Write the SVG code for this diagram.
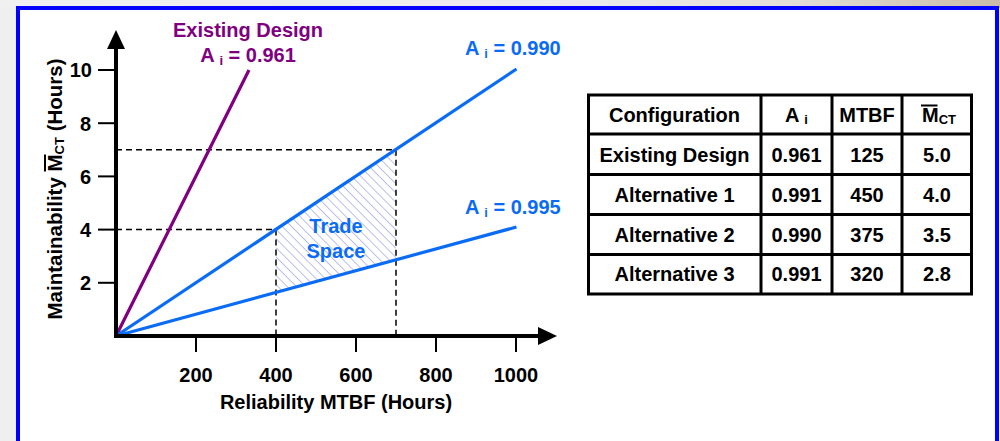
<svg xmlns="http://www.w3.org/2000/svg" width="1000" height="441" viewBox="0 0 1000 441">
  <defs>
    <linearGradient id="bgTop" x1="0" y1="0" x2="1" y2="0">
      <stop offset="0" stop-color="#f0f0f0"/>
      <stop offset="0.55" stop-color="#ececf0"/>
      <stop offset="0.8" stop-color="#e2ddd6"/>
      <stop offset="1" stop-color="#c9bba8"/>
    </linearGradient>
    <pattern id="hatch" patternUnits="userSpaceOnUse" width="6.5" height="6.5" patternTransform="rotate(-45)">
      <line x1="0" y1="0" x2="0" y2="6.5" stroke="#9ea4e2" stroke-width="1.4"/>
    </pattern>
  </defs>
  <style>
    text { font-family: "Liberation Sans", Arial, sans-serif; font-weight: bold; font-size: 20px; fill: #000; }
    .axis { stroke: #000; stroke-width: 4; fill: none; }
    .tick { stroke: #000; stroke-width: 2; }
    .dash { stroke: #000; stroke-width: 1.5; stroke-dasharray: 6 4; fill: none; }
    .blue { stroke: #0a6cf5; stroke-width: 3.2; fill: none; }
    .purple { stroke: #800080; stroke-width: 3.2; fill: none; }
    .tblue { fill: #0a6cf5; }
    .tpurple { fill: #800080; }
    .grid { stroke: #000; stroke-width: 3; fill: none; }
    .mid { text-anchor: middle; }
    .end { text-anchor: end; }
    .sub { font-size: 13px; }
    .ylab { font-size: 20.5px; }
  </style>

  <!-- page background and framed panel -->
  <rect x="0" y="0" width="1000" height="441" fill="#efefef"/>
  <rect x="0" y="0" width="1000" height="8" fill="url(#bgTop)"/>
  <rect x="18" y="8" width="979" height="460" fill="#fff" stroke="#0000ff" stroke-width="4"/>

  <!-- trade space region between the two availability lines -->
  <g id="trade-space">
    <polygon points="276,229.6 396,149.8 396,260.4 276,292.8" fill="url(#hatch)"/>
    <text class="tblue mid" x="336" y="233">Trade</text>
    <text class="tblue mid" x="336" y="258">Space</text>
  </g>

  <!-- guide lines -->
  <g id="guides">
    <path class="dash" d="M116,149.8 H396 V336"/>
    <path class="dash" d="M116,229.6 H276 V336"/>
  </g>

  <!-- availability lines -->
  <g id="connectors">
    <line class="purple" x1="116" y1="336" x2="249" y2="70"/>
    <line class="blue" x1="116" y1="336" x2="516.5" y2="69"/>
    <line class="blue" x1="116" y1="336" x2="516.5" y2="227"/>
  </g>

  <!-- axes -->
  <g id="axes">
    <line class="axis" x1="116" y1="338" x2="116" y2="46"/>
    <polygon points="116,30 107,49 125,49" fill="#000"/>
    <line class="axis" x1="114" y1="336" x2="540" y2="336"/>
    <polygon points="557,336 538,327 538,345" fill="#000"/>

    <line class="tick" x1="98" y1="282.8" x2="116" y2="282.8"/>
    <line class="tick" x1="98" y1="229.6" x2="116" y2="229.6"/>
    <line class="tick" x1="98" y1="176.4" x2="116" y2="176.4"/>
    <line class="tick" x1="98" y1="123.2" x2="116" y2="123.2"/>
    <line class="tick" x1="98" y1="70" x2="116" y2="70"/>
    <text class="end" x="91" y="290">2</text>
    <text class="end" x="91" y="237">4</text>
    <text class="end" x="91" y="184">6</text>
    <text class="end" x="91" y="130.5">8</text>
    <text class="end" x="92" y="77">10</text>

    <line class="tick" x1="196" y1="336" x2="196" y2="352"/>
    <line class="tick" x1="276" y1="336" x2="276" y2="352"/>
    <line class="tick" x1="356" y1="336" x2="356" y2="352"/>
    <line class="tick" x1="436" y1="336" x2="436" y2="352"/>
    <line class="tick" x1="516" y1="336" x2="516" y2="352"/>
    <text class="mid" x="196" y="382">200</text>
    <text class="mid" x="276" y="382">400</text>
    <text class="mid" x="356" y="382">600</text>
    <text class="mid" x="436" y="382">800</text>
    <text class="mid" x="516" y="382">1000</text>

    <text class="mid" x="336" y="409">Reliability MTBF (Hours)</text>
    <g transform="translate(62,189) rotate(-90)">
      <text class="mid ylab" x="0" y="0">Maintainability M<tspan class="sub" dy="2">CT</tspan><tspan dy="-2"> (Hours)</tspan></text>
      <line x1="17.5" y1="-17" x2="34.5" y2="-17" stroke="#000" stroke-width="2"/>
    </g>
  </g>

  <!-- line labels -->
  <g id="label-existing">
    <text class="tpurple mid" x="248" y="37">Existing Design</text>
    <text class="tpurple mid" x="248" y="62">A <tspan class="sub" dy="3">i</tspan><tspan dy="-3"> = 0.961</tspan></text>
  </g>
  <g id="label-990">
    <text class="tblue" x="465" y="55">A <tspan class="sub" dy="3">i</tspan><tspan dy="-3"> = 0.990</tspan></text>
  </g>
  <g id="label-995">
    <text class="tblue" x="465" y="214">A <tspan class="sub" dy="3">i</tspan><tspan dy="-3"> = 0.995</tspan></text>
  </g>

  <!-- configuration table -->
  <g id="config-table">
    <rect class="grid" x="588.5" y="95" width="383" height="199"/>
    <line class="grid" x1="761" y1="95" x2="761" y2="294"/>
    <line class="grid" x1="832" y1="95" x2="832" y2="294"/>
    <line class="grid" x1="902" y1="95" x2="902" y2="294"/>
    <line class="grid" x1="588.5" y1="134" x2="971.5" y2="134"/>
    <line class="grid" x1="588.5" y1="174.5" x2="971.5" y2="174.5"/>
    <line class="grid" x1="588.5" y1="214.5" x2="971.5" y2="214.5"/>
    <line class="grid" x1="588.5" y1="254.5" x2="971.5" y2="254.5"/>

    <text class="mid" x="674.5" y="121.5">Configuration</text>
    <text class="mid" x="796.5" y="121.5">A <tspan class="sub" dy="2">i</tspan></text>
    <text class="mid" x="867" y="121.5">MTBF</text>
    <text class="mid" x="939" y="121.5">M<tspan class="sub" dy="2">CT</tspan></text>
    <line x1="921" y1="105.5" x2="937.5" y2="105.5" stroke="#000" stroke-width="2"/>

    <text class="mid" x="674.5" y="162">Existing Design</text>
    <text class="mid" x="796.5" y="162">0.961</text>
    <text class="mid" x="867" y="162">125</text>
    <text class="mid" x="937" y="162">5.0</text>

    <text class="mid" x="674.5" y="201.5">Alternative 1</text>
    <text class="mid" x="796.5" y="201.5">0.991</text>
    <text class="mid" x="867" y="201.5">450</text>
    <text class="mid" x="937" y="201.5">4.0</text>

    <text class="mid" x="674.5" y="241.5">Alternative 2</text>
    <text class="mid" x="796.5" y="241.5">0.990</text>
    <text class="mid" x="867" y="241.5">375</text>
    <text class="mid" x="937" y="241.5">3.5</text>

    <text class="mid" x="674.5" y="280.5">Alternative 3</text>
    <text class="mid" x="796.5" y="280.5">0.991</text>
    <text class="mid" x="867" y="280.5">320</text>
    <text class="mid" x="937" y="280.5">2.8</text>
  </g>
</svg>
• • • • •
Exercise details: Copy every line of the data word for word, omitting the images.

Written answer:
Write the SVG code for this diagram.
<svg xmlns="http://www.w3.org/2000/svg" width="1000" height="441" viewBox="0 0 1000 441">
  <defs>
    <linearGradient id="bgTop" x1="0" y1="0" x2="1" y2="0">
      <stop offset="0" stop-color="#f0f0f0"/>
      <stop offset="0.55" stop-color="#ececf0"/>
      <stop offset="0.8" stop-color="#e2ddd6"/>
      <stop offset="1" stop-color="#c9bba8"/>
    </linearGradient>
    <pattern id="hatch" patternUnits="userSpaceOnUse" width="6.5" height="6.5" patternTransform="rotate(-45)">
      <line x1="0" y1="0" x2="0" y2="6.5" stroke="#9ea4e2" stroke-width="1.4"/>
    </pattern>
  </defs>
  <style>
    text { font-family: "Liberation Sans", Arial, sans-serif; font-weight: bold; font-size: 20px; fill: #000; }
    .axis { stroke: #000; stroke-width: 4; fill: none; }
    .tick { stroke: #000; stroke-width: 2; }
    .dash { stroke: #000; stroke-width: 1.5; stroke-dasharray: 6 4; fill: none; }
    .blue { stroke: #0a6cf5; stroke-width: 3.2; fill: none; }
    .purple { stroke: #800080; stroke-width: 3.2; fill: none; }
    .tblue { fill: #0a6cf5; }
    .tpurple { fill: #800080; }
    .grid { stroke: #000; stroke-width: 3; fill: none; }
    .mid { text-anchor: middle; }
    .end { text-anchor: end; }
    .sub { font-size: 13px; }
    .ylab { font-size: 20.5px; }
  </style>

  <!-- page background and framed panel -->
  <rect x="0" y="0" width="1000" height="441" fill="#efefef"/>
  <rect x="0" y="0" width="1000" height="8" fill="url(#bgTop)"/>
  <rect x="18" y="8" width="979" height="460" fill="#fff" stroke="#0000ff" stroke-width="4"/>

  <!-- trade space region between the two availability lines -->
  <g id="trade-space">
    <polygon points="276,229.6 396,149.8 396,260.4 276,292.8" fill="url(#hatch)"/>
    <text class="tblue mid" x="336" y="233">Trade</text>
    <text class="tblue mid" x="336" y="258">Space</text>
  </g>

  <!-- guide lines -->
  <g id="guides">
    <path class="dash" d="M116,149.8 H396 V336"/>
    <path class="dash" d="M116,229.6 H276 V336"/>
  </g>

  <!-- availability lines -->
  <g id="connectors">
    <line class="purple" x1="116" y1="336" x2="249" y2="70"/>
    <line class="blue" x1="116" y1="336" x2="516.5" y2="69"/>
    <line class="blue" x1="116" y1="336" x2="516.5" y2="227"/>
  </g>

  <!-- axes -->
  <g id="axes">
    <line class="axis" x1="116" y1="338" x2="116" y2="46"/>
    <polygon points="116,30 107,49 125,49" fill="#000"/>
    <line class="axis" x1="114" y1="336" x2="540" y2="336"/>
    <polygon points="557,336 538,327 538,345" fill="#000"/>

    <line class="tick" x1="98" y1="282.8" x2="116" y2="282.8"/>
    <line class="tick" x1="98" y1="229.6" x2="116" y2="229.6"/>
    <line class="tick" x1="98" y1="176.4" x2="116" y2="176.4"/>
    <line class="tick" x1="98" y1="123.2" x2="116" y2="123.2"/>
    <line class="tick" x1="98" y1="70" x2="116" y2="70"/>
    <text class="end" x="91" y="290">2</text>
    <text class="end" x="91" y="237">4</text>
    <text class="end" x="91" y="184">6</text>
    <text class="end" x="91" y="130.5">8</text>
    <text class="end" x="92" y="77">10</text>

    <line class="tick" x1="196" y1="336" x2="196" y2="352"/>
    <line class="tick" x1="276" y1="336" x2="276" y2="352"/>
    <line class="tick" x1="356" y1="336" x2="356" y2="352"/>
    <line class="tick" x1="436" y1="336" x2="436" y2="352"/>
    <line class="tick" x1="516" y1="336" x2="516" y2="352"/>
    <text class="mid" x="196" y="382">200</text>
    <text class="mid" x="276" y="382">400</text>
    <text class="mid" x="356" y="382">600</text>
    <text class="mid" x="436" y="382">800</text>
    <text class="mid" x="516" y="382">1000</text>

    <text class="mid" x="336" y="409">Reliability MTBF (Hours)</text>
    <g transform="translate(62,189) rotate(-90)">
      <text class="mid ylab" x="0" y="0">Maintainability M<tspan class="sub" dy="2">CT</tspan><tspan dy="-2"> (Hours)</tspan></text>
      <line x1="17.5" y1="-17" x2="34.5" y2="-17" stroke="#000" stroke-width="2"/>
    </g>
  </g>

  <!-- line labels -->
  <g id="label-existing">
    <text class="tpurple mid" x="248" y="37">Existing Design</text>
    <text class="tpurple mid" x="248" y="62">A <tspan class="sub" dy="3">i</tspan><tspan dy="-3"> = 0.961</tspan></text>
  </g>
  <g id="label-990">
    <text class="tblue" x="465" y="55">A <tspan class="sub" dy="3">i</tspan><tspan dy="-3"> = 0.990</tspan></text>
  </g>
  <g id="label-995">
    <text class="tblue" x="465" y="214">A <tspan class="sub" dy="3">i</tspan><tspan dy="-3"> = 0.995</tspan></text>
  </g>

  <!-- configuration table -->
  <g id="config-table">
    <rect class="grid" x="588.5" y="95" width="383" height="199"/>
    <line class="grid" x1="761" y1="95" x2="761" y2="294"/>
    <line class="grid" x1="832" y1="95" x2="832" y2="294"/>
    <line class="grid" x1="902" y1="95" x2="902" y2="294"/>
    <line class="grid" x1="588.5" y1="134" x2="971.5" y2="134"/>
    <line class="grid" x1="588.5" y1="174.5" x2="971.5" y2="174.5"/>
    <line class="grid" x1="588.5" y1="214.5" x2="971.5" y2="214.5"/>
    <line class="grid" x1="588.5" y1="254.5" x2="971.5" y2="254.5"/>

    <text class="mid" x="674.5" y="121.5">Configuration</text>
    <text class="mid" x="796.5" y="121.5">A <tspan class="sub" dy="2">i</tspan></text>
    <text class="mid" x="867" y="121.5">MTBF</text>
    <text class="mid" x="939" y="121.5">M<tspan class="sub" dy="2">CT</tspan></text>
    <line x1="921" y1="105.5" x2="937.5" y2="105.5" stroke="#000" stroke-width="2"/>

    <text class="mid" x="674.5" y="162">Existing Design</text>
    <text class="mid" x="796.5" y="162">0.961</text>
    <text class="mid" x="867" y="162">125</text>
    <text class="mid" x="937" y="162">5.0</text>

    <text class="mid" x="674.5" y="201.5">Alternative 1</text>
    <text class="mid" x="796.5" y="201.5">0.991</text>
    <text class="mid" x="867" y="201.5">450</text>
    <text class="mid" x="937" y="201.5">4.0</text>

    <text class="mid" x="674.5" y="241.5">Alternative 2</text>
    <text class="mid" x="796.5" y="241.5">0.990</text>
    <text class="mid" x="867" y="241.5">375</text>
    <text class="mid" x="937" y="241.5">3.5</text>

    <text class="mid" x="674.5" y="280.5">Alternative 3</text>
    <text class="mid" x="796.5" y="280.5">0.991</text>
    <text class="mid" x="867" y="280.5">320</text>
    <text class="mid" x="937" y="280.5">2.8</text>
  </g>
</svg>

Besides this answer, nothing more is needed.